- [Exercise goal]
Examine the records and identify each line that includes the string "this". Copy those lines.

Data records
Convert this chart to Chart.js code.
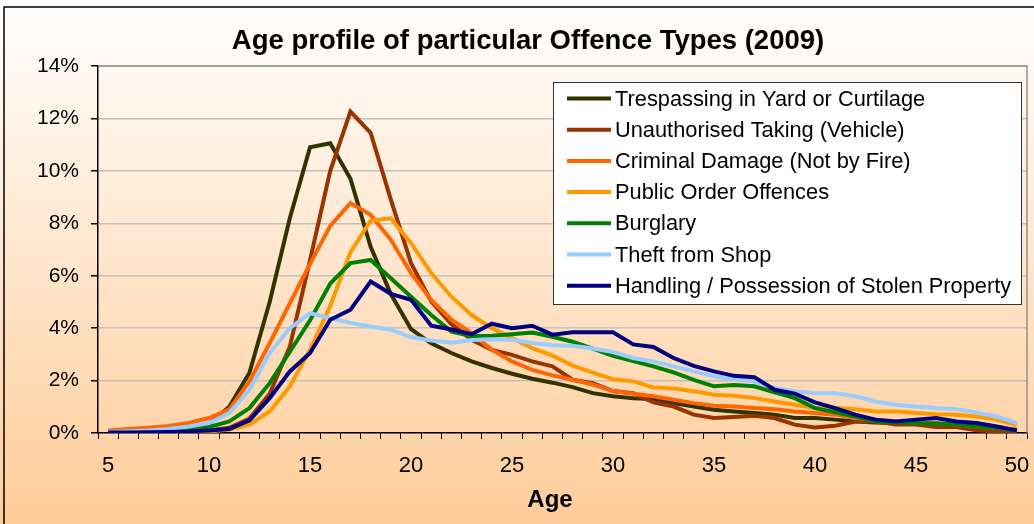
<!DOCTYPE html>
<html>
<head>
<meta charset="utf-8">
<script src="https://cdn.jsdelivr.net/npm/chart.js@4.4.1/dist/chart.umd.min.js"></script>
<style>
  body { margin: 0; background: #fff; }
  canvas { display: block; }
</style>
</head>
<body>
<canvas id="ageChart" width="1034" height="524"></canvas>
<script>
// ages on the x axis (one category per year)
const ages = [5, 6, 7, 8, 9, 10, 11, 12, 13, 14, 15, 16, 17, 18, 19, 20, 21, 22, 23, 24, 25, 26, 27,
    28, 29, 30, 31, 32, 33, 34, 35, 36, 37, 38, 39, 40, 41, 42, 43, 44, 45, 46, 47, 48, 49, 50];

const chartTitle = 'Age profile of particular Offence Types (2009)';
const xTitle = 'Age';

const seriesNames = [
    'Trespassing in Yard or Curtilage',
    'Unauthorised Taking (Vehicle)',
    'Criminal Damage (Not by Fire)',
    'Public Order Offences',
    'Burglary',
    'Theft from Shop',
    'Handling / Possession of Stolen Property'
];

// % of offenders at each age
const trespassing = [0.02, 0.03, 0.05, 0.08, 0.15, 0.35, 1.0, 2.3, 5.0, 8.2, 10.9, 11.05, 9.7, 7.1, 5.3, 3.96,
    3.42, 3.05, 2.73, 2.48, 2.26, 2.07, 1.92, 1.75, 1.52, 1.4, 1.33, 1.3, 1.14, 1.01, 0.89, 0.82, 0.76, 0.7,
    0.57, 0.57, 0.51, 0.44, 0.4, 0.38, 0.34, 0.3, 0.25, 0.19, 0.13, 0.06];
const unauthorised = [0.01, 0.01, 0.02, 0.03, 0.05, 0.1, 0.2, 0.55, 1.5, 3.3, 6.6, 10.0, 12.26, 11.45, 8.9, 6.48,
    5.02, 4.15, 3.56, 3.17, 2.98, 2.73, 2.54, 2.03, 1.9, 1.6, 1.52, 1.17, 1.01, 0.7, 0.57, 0.61, 0.66, 0.57,
    0.32, 0.21, 0.28, 0.44, 0.44, 0.32, 0.32, 0.23, 0.23, 0.1, 0.06, 0.06];
const criminalDamage = [0.1, 0.15, 0.2, 0.27, 0.38, 0.57, 0.9, 1.97, 3.43, 4.95, 6.45, 7.9, 8.77, 8.32, 7.37, 6.1,
    5.08, 4.32, 3.81, 3.17, 2.73, 2.41, 2.2, 2.03, 1.85, 1.6, 1.5, 1.4, 1.27, 1.14, 1.04, 1.01, 0.95, 0.91,
    0.82, 0.76, 0.7, 0.57, 0.51, 0.44, 0.4, 0.38, 0.32, 0.25, 0.19, 0.13];
const publicOrder = [0.02, 0.02, 0.02, 0.03, 0.04, 0.06, 0.13, 0.32, 0.82, 1.78, 3.17, 4.85, 6.9, 8.1, 8.19, 7.24,
    6.1, 5.2, 4.5, 4.0, 3.62, 3.24, 2.95, 2.57, 2.3, 2.05, 1.97, 1.74, 1.7, 1.59, 1.46, 1.42, 1.33, 1.2,
    1.08, 0.95, 0.95, 0.91, 0.82, 0.82, 0.76, 0.72, 0.7, 0.63, 0.51, 0.3];
const burglary = [0.05, 0.05, 0.06, 0.08, 0.12, 0.23, 0.44, 0.95, 1.9, 3.1, 4.3, 5.7, 6.48, 6.6, 5.9, 5.2,
    4.5, 3.87, 3.7, 3.71, 3.77, 3.83, 3.67, 3.48, 3.22, 2.94, 2.74, 2.54, 2.31, 2.03, 1.78, 1.83, 1.78, 1.55,
    1.33, 0.95, 0.79, 0.63, 0.44, 0.4, 0.38, 0.36, 0.32, 0.25, 0.19, 0.1];
const theftFromShop = [0.05, 0.07, 0.1, 0.15, 0.25, 0.38, 0.76, 1.65, 3.05, 4.0, 4.57, 4.38, 4.2, 4.06, 3.94, 3.66,
    3.53, 3.44, 3.55, 3.58, 3.56, 3.43, 3.35, 3.33, 3.22, 3.09, 2.86, 2.73, 2.54, 2.35, 2.16, 2.06, 1.97, 1.72,
    1.59, 1.52, 1.52, 1.4, 1.2, 1.08, 1.01, 0.95, 0.91, 0.78, 0.63, 0.38];
const handling = [0.02, 0.02, 0.03, 0.04, 0.06, 0.1, 0.15, 0.48, 1.33, 2.35, 3.05, 4.32, 4.7, 5.78, 5.31, 5.08,
    4.09, 3.95, 3.77, 4.17, 4.0, 4.09, 3.75, 3.84, 3.84, 3.84, 3.38, 3.28, 2.86, 2.56, 2.35, 2.18, 2.13, 1.65,
    1.5, 1.17, 0.95, 0.7, 0.51, 0.44, 0.51, 0.57, 0.44, 0.38, 0.25, 0.1];

const seriesColors = ['#333300', '#993300', '#FF6600', '#FF9900', '#008000', '#99CCFF', '#000080'];
const allSeries = [trespassing, unauthorised, criminalDamage, publicOrder, burglary, theftFromShop, handling];

const FONT = '"Liberation Sans", Arial, sans-serif';

// background, frame, title, legend box - drawn by hand like the excel original
const decor = {
    id: 'decor',
    beforeDraw(chart) {
        const ctx = chart.ctx;
        const grad = ctx.createLinearGradient(0, 0, 0, chart.height);
        grad.addColorStop(0, '#FFFFFF');
        grad.addColorStop(1, '#FFCC99');
        ctx.save();
        ctx.fillStyle = grad;
        ctx.fillRect(0, 0, chart.width, chart.height);
        ctx.strokeStyle = '#000';
        ctx.lineWidth = 1.5;
        ctx.strokeRect(4, 7, chart.width + 20, chart.height + 20);
        ctx.restore();
    },
    beforeDatasetsDraw(chart) {
        const a = chart.chartArea;
        const ctx = chart.ctx;
        ctx.save();
        ctx.strokeStyle = '#909090';
        ctx.lineWidth = 1.5;
        ctx.beginPath();
        ctx.moveTo(a.left, a.top);
        ctx.lineTo(a.right, a.top);
        ctx.lineTo(a.right, a.bottom);
        ctx.stroke();
        ctx.restore();
    },
    afterDraw(chart) {
        const ctx = chart.ctx;
        ctx.save();
        ctx.fillStyle = '#000';
        ctx.textAlign = 'center';
        ctx.textBaseline = 'middle';
        ctx.font = 'bold 27.5px ' + FONT;
        ctx.fillText(chartTitle, 528, 41);
        ctx.font = 'bold 24px ' + FONT;
        ctx.fillText(xTitle, 550, 500);

        // legend
        const box = { x: 553, y: 82, w: 468, h: 222 };
        ctx.fillStyle = '#fff';
        ctx.fillRect(box.x, box.y, box.w, box.h);
        ctx.strokeStyle = '#333';
        ctx.lineWidth = 1;
        ctx.strokeRect(box.x + 0.5, box.y + 0.5, box.w, box.h);
        ctx.textAlign = 'left';
        ctx.font = '21.8px ' + FONT;
        chart.data.datasets.forEach((ds, i) => {
            const y = 98.5 + i * 31.2;
            ctx.strokeStyle = ds.borderColor;
            ctx.lineWidth = 4;
            ctx.beginPath();
            ctx.moveTo(567, y);
            ctx.lineTo(611, y);
            ctx.stroke();
            ctx.fillStyle = '#000';
            ctx.fillText(ds.label, 615, y + 1);
        });
        ctx.restore();
    }
};

const datasets = allSeries.map((values, i) => ({
    label: seriesNames[i],
    data: values,
    borderColor: seriesColors[i],
    backgroundColor: seriesColors[i],
    borderWidth: 4,
    pointRadius: 0,
    tension: 0,
    fill: false,
    order: allSeries.length - i // later series on top, as in the original
}));

const ctx = document.getElementById('ageChart').getContext('2d');
const ageChart = new Chart(ctx, {
    type: 'line',
    data: {
        labels: ages,
        datasets: datasets
    },
    options: {
        responsive: false,
        animation: false,
        layout: { padding: { top: 66, right: 7, left: 0, bottom: 0 } },
        plugins: {
            legend: { display: false },
            title: { display: false },
            tooltip: { enabled: false }
        },
        scales: {
            x: {
                type: 'category',
                offset: true,
                grid: { offset: true, drawOnChartArea: false, tickLength: 6, tickColor: '#000', tickWidth: 1 },
                border: { color: '#000', width: 1.5 },
                ticks: {
                    autoSkip: false,
                    maxRotation: 0,
                    padding: 14,
                    color: '#000',
                    font: { family: FONT, size: 22 },
                    callback: (val, i) => (ages[i] % 5 === 0 ? String(ages[i]) : '')
                },
                afterFit: (scale) => {
                    scale.height = 91;
                    // labels sit inside their categories, no extra side room needed
                    scale.paddingLeft = 0;
                    scale.paddingRight = 0;
                }
            },
            y: {
                min: 0,
                max: 14,
                grid: { color: '#C0C0C0', lineWidth: 1.5, tickColor: '#000', tickLength: 7 },
                border: { color: '#000', width: 1.5 },
                ticks: {
                    stepSize: 2,
                    padding: 12,
                    color: '#000',
                    font: { family: FONT, size: 21 },
                    callback: (v) => v + '%'
                },
                afterFit: (scale) => { scale.width = 98; }
            }
        }
    },
    plugins: [decor]
});
</script>
</body>
</html>
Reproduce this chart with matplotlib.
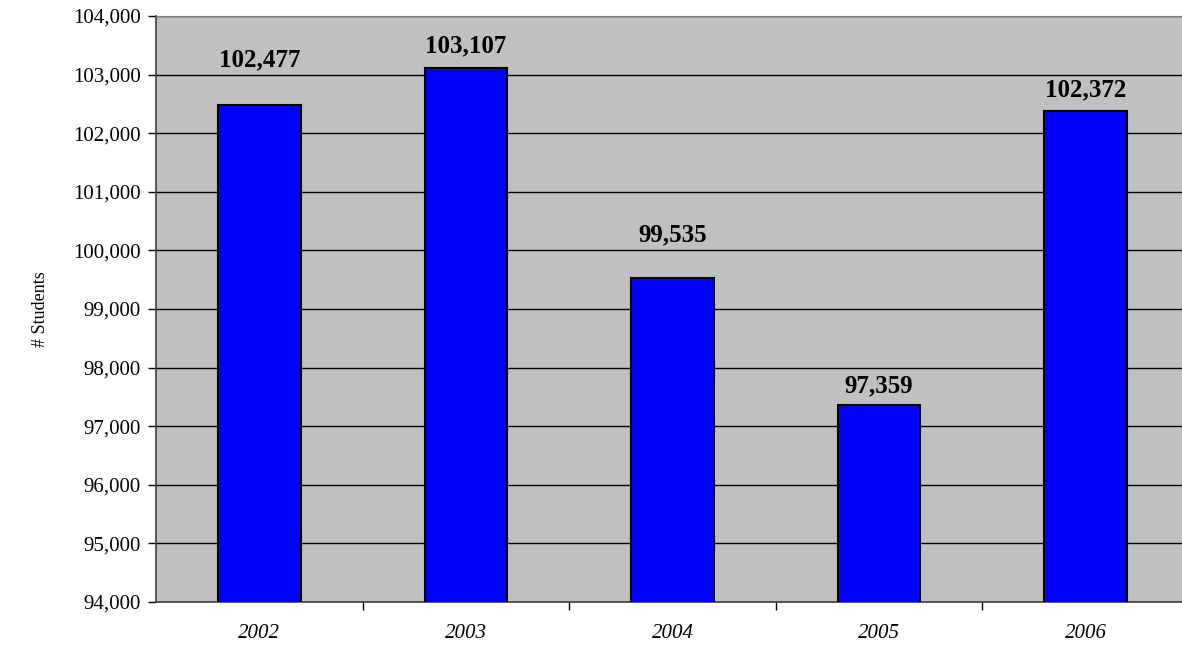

- [Full solution]
Convert this chart to Chart.js code.
Reproduce this chart with matplotlib.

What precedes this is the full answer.